The Home Gain Exclusion: Make Sure You Qualify!

May 23rd, 2022

Across the country, many homeowners are cashing out multiples over the list price, especially since one of the most significant tax breaks available to most individuals is the ability to exclude up to $250,000 ($500,000 married) in capital gains on the sale of your residence. Here is what you need to know.


As long as you own and live in your home for two of the five years before selling your home, you qualify for this capital gain tax exclusion. Here are the official hurdles you must jump over to be eligible for this tax break:

  • Main home- Main home is a tax term with a specific definition. Your main home can be a standard home, condo, houseboat, or mobile home. Main home also means the place of primary residence when you own two or more homes.
  • Ownership test. You must own your home for two of the past five years.
  • Residence test.

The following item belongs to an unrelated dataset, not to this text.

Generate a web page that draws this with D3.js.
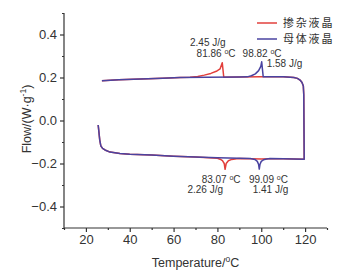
<!DOCTYPE html>
<html>
<head>
<meta charset="utf-8">
<script src="https://cdn.jsdelivr.net/npm/d3@7"></script>
<style>
  body { margin: 0; background: #fff; }
  svg { display: block; font-family: "Liberation Sans", Arial, sans-serif; }
</style>
</head>
<body>
<div id="chart-area"></div>
<script>
// Data: [temperature (°C), heat flow (W/g)]
const hostHeating = [
  [27.3, 0.185], [35, 0.189], [45, 0.193], [55, 0.197], [63, 0.2], [75, 0.201],
  [90, 0.202], [93.6, 0.203], [95.5, 0.208], [97.3, 0.217], [98.8, 0.232],
  [99.8, 0.252], [100.2, 0.273], [100.9, 0.203], [105, 0.204], [110, 0.204],
  [114.9, 0.2], [116.5, 0.196], [117.7, 0.188], [118.6, 0.177], [119.2, 0.16],
  [119.4, 0.12], [119.6, -0.18]
];
const hostCooling = [
  [119.6, -0.18], [110, -0.178], [104, -0.177], [102.5, -0.179], [101, -0.183],
  [100, -0.19], [99.4, -0.205], [99.1, -0.226], [98.8, -0.205], [98.2, -0.19],
  [97.1, -0.181], [95, -0.177], [90, -0.176], [80, -0.173], [70, -0.17],
  [60, -0.166], [50, -0.161], [40, -0.157], [35.5, -0.154], [31, -0.147],
  [28.7, -0.137], [27.6, -0.13], [26.8, -0.118], [26.3, -0.09], [25.6, -0.021]
];
const dopedHeating = [
  [27.3, 0.185], [35, 0.189], [45, 0.193], [55, 0.197], [63, 0.2], [67.5, 0.201],
  [71, 0.205], [74, 0.211], [77, 0.219], [79.5, 0.229], [81.2, 0.24],
  [82.2, 0.269], [82.9, 0.201], [90, 0.202], [100, 0.203], [105, 0.204],
  [110, 0.204], [114.9, 0.2], [116.5, 0.196], [117.7, 0.188], [118.6, 0.177],
  [119.2, 0.16], [119.4, 0.12], [119.6, -0.18]
];
const dopedCooling = [
  [119.6, -0.18], [110, -0.178], [104, -0.178], [100, -0.179], [95, -0.178],
  [90, -0.177], [88.8, -0.178], [86.5, -0.181], [85, -0.187], [84, -0.2],
  [83.5, -0.227], [83.1, -0.2], [82.3, -0.187], [81.2, -0.18], [80, -0.176],
  [70, -0.17], [60, -0.166], [50, -0.161], [40, -0.157], [35.5, -0.154],
  [31, -0.147], [28.7, -0.137], [27.6, -0.13], [26.8, -0.118], [26.3, -0.09],
  [25.6, -0.021]
];

const seriesNames = ['掺杂液晶', '母体液晶'];
const xTicks = [20, 40, 60, 80, 100, 120];
const yTicks = [-0.4, -0.2, 0.0, 0.2, 0.4];

// Peak annotations: value text, anchor (T, flow)
const noteTexts = ['2.45 J/g', '81.86 ', '98.82 ', '1.58 J/g', '83.07 ', '2.26 J/g', '99.09 ', '1.41 J/g'];
const noteUnits = ['', 'C', 'C', '', 'C', '', 'C', ''];
const noteAt = [
  [67.5, 0.346], [70.5, 0.295], [91.5, 0.295], [102.5, 0.248],
  [72.8, -0.291], [66.3, -0.337], [94.4, -0.291], [96.1, -0.337]
];

// Margins
const margin = { left: 64, right: 28, top: 13, bottom: 49 };
const width = 355 - margin.left - margin.right;
const height = 277 - margin.top - margin.bottom;

const svg = d3.select('#chart-area')
  .append('svg')
    .attr('width', 355)
    .attr('height', 277);

svg.append('rect').attr('width', 355).attr('height', 277).attr('fill', '#fff');

const g = svg.append('g')
  .attr('transform', 'translate(' + margin.left + ', ' + margin.top + ')');

// Scales
const x = d3.scaleLinear().domain([10, 130]).range([0, width]);
const y = d3.scaleLinear().domain([-0.5, 0.5]).range([height, 0]);

const axisColor = '#333';

// X axis: major + minor ticks
const xAxisGroup = g.append('g').attr('transform', 'translate(0, ' + height + ')');
xAxisGroup.call(d3.axisBottom(x).tickValues(d3.range(10, 131, 10)).tickSize(2).tickFormat(''));
xAxisGroup.selectAll('.tick').filter(d => xTicks.includes(d)).select('line').attr('y2', 4);
xAxisGroup.selectAll('.tick').filter(d => xTicks.includes(d)).select('text')
  .text(d => d).attr('y', 7).attr('dy', '0.71em');
xAxisGroup.select('.domain').attr('d', 'M0,0H' + width);

// Y axis
const yAxisGroup = g.append('g');
yAxisGroup.call(d3.axisLeft(y).tickValues(d3.range(-5, 6).map(v => v / 10)).tickSize(2).tickFormat(''));
yAxisGroup.selectAll('.tick').filter(d => yTicks.some(t => Math.abs(t - d) < 1e-9)).select('line').attr('x2', -4);
yAxisGroup.selectAll('.tick').filter(d => yTicks.some(t => Math.abs(t - d) < 1e-9)).select('text')
  .text(d => d3.format('.1f')(d)).attr('x', -7);
yAxisGroup.select('.domain').attr('d', 'M0,' + height + 'V0');

[xAxisGroup, yAxisGroup].forEach(a => {
  a.selectAll('line, path').attr('stroke', axisColor).attr('stroke-width', 1.2);
  a.selectAll('text').attr('fill', '#333').attr('font-size', '13px')
    .attr('font-family', '"Liberation Sans", Arial, sans-serif');
});

// Lines
const line = d3.line().x(d => x(d[0])).y(d => y(d[1]));
const red = '#e2403c';
const blue = '#4a43a0';

const curves = [
  { data: dopedHeating.concat(dopedCooling.slice(1)), color: red },
  { data: hostHeating.concat(hostCooling.slice(1)), color: blue }
];
g.selectAll('path.curve')
  .data(curves)
  .enter()
  .append('path')
    .attr('class', 'curve')
    .attr('d', d => line(d.data))
    .attr('fill', 'none')
    .attr('stroke', d => d.color)
    .attr('stroke-width', 1.5)
    .attr('stroke-linejoin', 'round');

// Annotations
const notes = g.selectAll('text.note')
  .data(noteTexts)
  .enter()
  .append('text')
    .attr('class', 'note')
    .attr('x', (d, i) => x(noteAt[i][0]))
    .attr('y', (d, i) => y(noteAt[i][1]))
    .attr('font-size', '10px')
    .attr('fill', '#333');
notes.append('tspan').text(d => d);
notes.filter((d, i) => noteUnits[i] !== '')
  .append('tspan').attr('font-size', '7px').attr('dy', -3.5).text('o');
notes.filter((d, i) => noteUnits[i] !== '')
  .append('tspan').attr('dy', 3.5).text('C');

// Legend
const legend = svg.append('g').attr('transform', 'translate(257, 23)');
const legendColors = [red, blue];
seriesNames.forEach((name, i) => {
  const row = legend.append('g').attr('transform', 'translate(0, ' + (i * 16) + ')');
  row.append('line').attr('x1', 0).attr('x2', 20).attr('y1', 0).attr('y2', 0)
    .attr('stroke', legendColors[i]).attr('stroke-width', 1.5);
  row.append('text').attr('x', 26).attr('y', 0).attr('dy', '0.38em')
    .attr('font-size', '11px').attr('letter-spacing', '1.8px').attr('fill', '#333')
    .attr('font-family', '"Noto Sans CJK SC", sans-serif')
    .text(name);
});

// X Label
const xLabel = g.append('text')
  .attr('x', width / 2)
  .attr('y', height + 39)
  .attr('font-size', '12.5px')
  .attr('fill', '#333')
  .attr('text-anchor', 'middle');
xLabel.append('tspan').text('Temperature/');
xLabel.append('tspan').attr('font-size', '8.5px').attr('dy', -5).text('o');
xLabel.append('tspan').attr('dy', 5).text('C');

// Y Label
const yLabel = svg.append('text')
  .attr('transform', 'translate(31, 119) rotate(-90)')
  .attr('font-size', '12.5px')
  .attr('fill', '#333')
  .attr('text-anchor', 'middle');
yLabel.append('tspan').text('Flow/(W·g');
yLabel.append('tspan').attr('font-size', '8.5px').attr('dy', -5).text('-1');
yLabel.append('tspan').attr('dy', 5).text(')');
</script>
</body>
</html>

You must live in the home for two of the past five years.
  • Other nuances:
    • You can pass the ownership test and the residence test at different times.
    • You may only use the home gain exclusion once every two years.
    • Depending on circumstances, you and your spouse can count together OR separately.

When to pay attention

You live in your home for a long time. The longer you live in your home, the more likely you will have a significant capital gain. Long-time homeowners should check to see if they have a capital gain before selling their home.

You have old home gain deferrals. Home gains could be rolled into the next home purchased before the current rules. These old deferred gains reduce the cost of your existing home and can result in a capital gains tax.

Two homes into one. Newly married couples with two houses have a potential tax liability as both individuals may pass the required tests on their property but not on their new spouse’s property. Before selling these individual homes, you may wish to create a plan of action that reduces your tax exposure.

Selling a home after divorce. Property transferred due to divorce has not been deemed a sale of your home. However, if the ex-spouse that retains the home later sells the house, it may impact the available amount of gain exemption.

You are helping an older family member. Special rules apply to the elderly who move out of a home and into assisted living and nursing homes. Before selling property, it is best to review options and their related tax implications.

You do not meet the five-year rule. In some cases, you may be eligible for a partial gain exclusion if you are required to move for work, disability, or unforeseen circumstances.

Other situations. There are several other exceptions to the home gain exclusion rules. Some examples include foreclosure, debt forgiveness, inheritance, and partial ownership.

A final thought

The key to obtaining the full benefit of this tax exclusion is to retain good records. Keep all sales records, purchase records, improvement costs, and other documents that support your home’s capital gain calculation. You must be able to prove both the sales price of your home and the associated costs you are using to determine any gain on your property.